La cuestión territorial

Guillermo Pérez Flórez

El debate sobre las consultas populares municipales en torno a la explotación de recursos naturales no renovables, es, probablemente, uno de los más interesantes y relevantes que puedan darse en el país desde la perspectiva jurídico política, porque plantea la relación entre la Nación y las entidades territoriales, un asunto aún por resolver. La gobernanza territorial es una de las claves secretas de la paz, el desarrollo, la seguridad y la equidad, y pese a su importancia no ha sido objeto de atención suficiente. Los problemas más críticos que tenemos, como conflicto armado, minería ilegal, deforestación, cultivos de uso ilícito, narcotráfico y contrabando, corrupción y apropiación de rentas, tienen un común denominador: el déficit de gobernanza territorial. Por eso se ha dicho que tenemos más geografía que historia, y más territorio que Nación. Colombia no ha podido ocupar y controlar todo el territorio que es, valga decirlo, no solo el suelo, sino también el espacio aéreo, la plataforma continental y el mar territorial junto con los recursos y los factores culturales e idiosincráticos.

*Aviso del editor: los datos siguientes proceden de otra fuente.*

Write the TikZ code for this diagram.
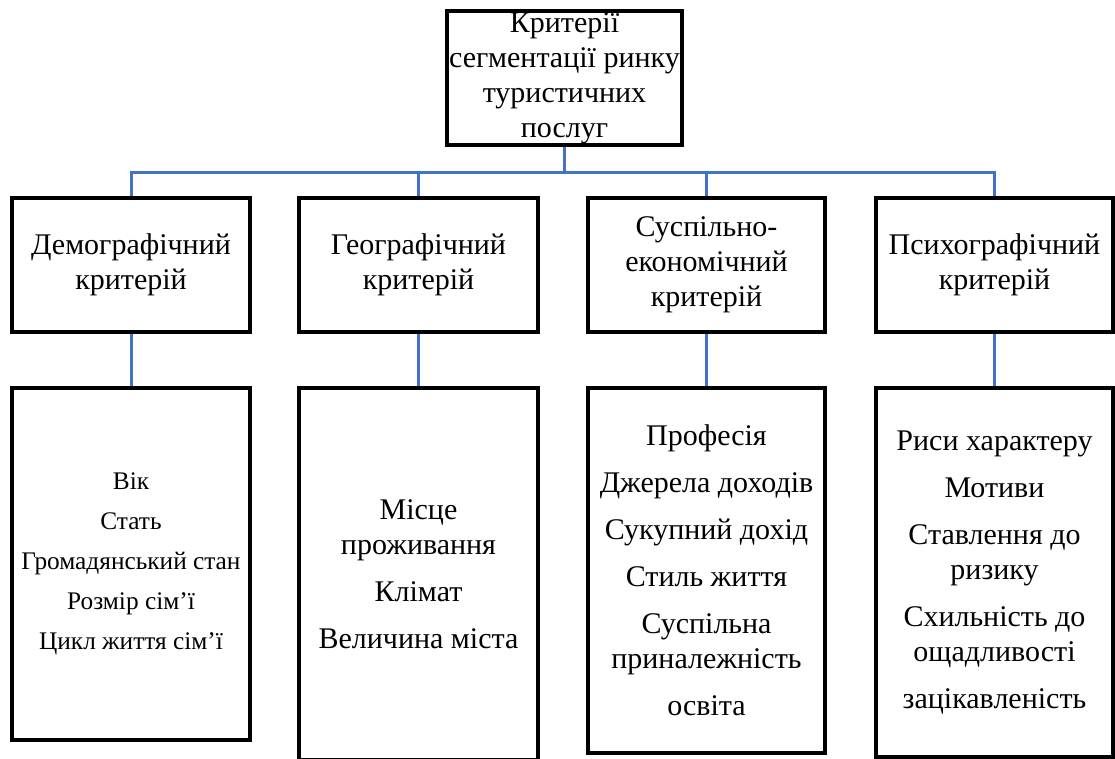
\documentclass[tikz,border=0pt]{standalone}
\usepackage{fontspec}
\setmainfont{Liberation Serif}
\definecolor{linkblue}{RGB}{68,114,196}
\begin{document}
\begin{tikzpicture}[x=0.75pt,y=-0.75pt,
  box/.style={draw=black, line width=2.5pt, fill=white, inner sep=0pt, align=center,
    font=\fontsize{22.5}{26.25}\selectfont},
  midbox/.style={box, minimum height=100.5pt},
  link/.style={draw=linkblue, line width=2.25pt}]
\useasboundingbox (0,0) rectangle (1115,758);
% top
\node[box, minimum width=176.25pt, minimum height=100.5pt] (top) at (564.5,78)
  {Критерії\\сегментації ринку\\туристичних\\послуг};
% middle row
\node[midbox, minimum width=178.5pt]  (m1) at (131,265)   {Демографічний\\критерій};
\node[midbox, minimum width=179.25pt] (m2) at (418.5,265) {Географічний\\критерій};
\node[midbox, minimum width=177.75pt] (m3) at (706.5,265) {Суспільно-\\економічний\\критерій};
\node[midbox, minimum width=177.75pt] (m4) at (994.5,265) {Психографічний\\критерій};
% bottom row
\node[box, minimum width=178.5pt, minimum height=264pt, font=\fontsize{19}{30}\selectfont] (b1) at (131,564)
  {Вік\\Стать\\Громадянський стан\\Розмір сім’ї\\Цикл життя сім’ї};
\node[box, minimum width=179.25pt, minimum height=279pt] (b2) at (418.5,574)
  {Місце\\проживання\\[9pt]Клімат\\[9pt]Величина міста};
\node[box, minimum width=177.75pt, minimum height=273.75pt] (b3) at (706.5,570.5)
  {Професія\\[9pt]Джерела доходів\\[9pt]Сукупний дохід\\[9pt]Стиль життя\\[9pt]Суспільна\\приналежність\\[9pt]освіта};
\node[box, minimum width=177.75pt, minimum height=276.75pt] (b4) at (994.5,572.5)
  {Риси характеру\\[9pt]Мотиви\\[9pt]Ставлення до\\ризику\\[9pt]Схильність до\\ощадливості\\[9pt]зацікавленість};
% connectors
\coordinate (hub) at (564.5,172);
\draw[link] (top.south) -- (hub);
\foreach \n in {m1,m2,m3,m4} \draw[link] (hub) -| (\n.north);
\draw[link] (m1.south) -- (b1.north);
\draw[link] (m2.south) -- (b2.north);
\draw[link] (m3.south) -- (b3.north);
\draw[link] (m4.south) -- (b4.north);
\end{tikzpicture}
\end{document}
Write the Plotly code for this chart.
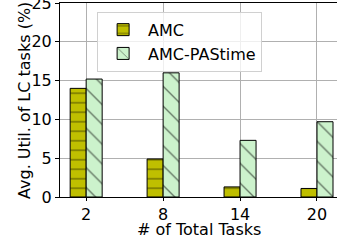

En ese contexto se inscriben las tensiones y fricciones entre la Nación y las entidades territoriales, las cuales se vienen expresando a través de las consultas populares que se extienden como mancha de aceite a lo largo y ancho del país (más de ciento cincuenta), democracia participativa en estado puro. Los ciudadanos compraron el espíritu de 1991, cuyos valores esenciales son la soberanía popular, la participación ciudadana como derecho fundamental y la autonomía territorial, que hace del municipio la entidad fundamental del Estado. Un absoluto cambio de paradigma en lo que se refiere a quién es el principal sujeto político del sistema. En la Constitución del 86, la soberanía residía en la Nación, y sobre esta plataforma se construía toda la arquitectura institucional. Precisamente por esa razón, la Nación podía afirmar como Luis XIV ante el parlamento de Francia: “El Estado soy yo”, y de ella se derivaban todos los poderes. La carta del 91 sustituyó la soberanía nacional por la soberanía popular, y esto lo transforma todo. Puede decirse que la Nación fue destronada, y que en su lugar, se instaló el “pueblo” como nuevo soberano, lo cual fue reforzando la “democracia participativa”. Soberanía popular y democracia participativa pertenecen a una misma familia de institutos, que se ve complementada por las convenciones sobre derechos humanos y por los mecanismos de protección de los mismos, como la acción de tutela y la acción popular. Recientemente, la Corte Constitucional y el Consejo de Estado han emitido sentencias con cierto grado de contradicción, aunque se reconocen en lo fundamental: la Nación ya no es el propietario del subsuelo (como en el 86), sino el Estado, y de éste hacen parte las entidades territoriales, y por supuesto la gente. El debate territorial está abierto, por ello sorprende que el Gobierno no haya designado a nadie en la Agencia de Renovación del Territorio (ART), entidad que tiene a su cargo el desarrollo de los acuerdos de paz en los 356 municipios más afectados por el conflicto. Bienvenida la discusión.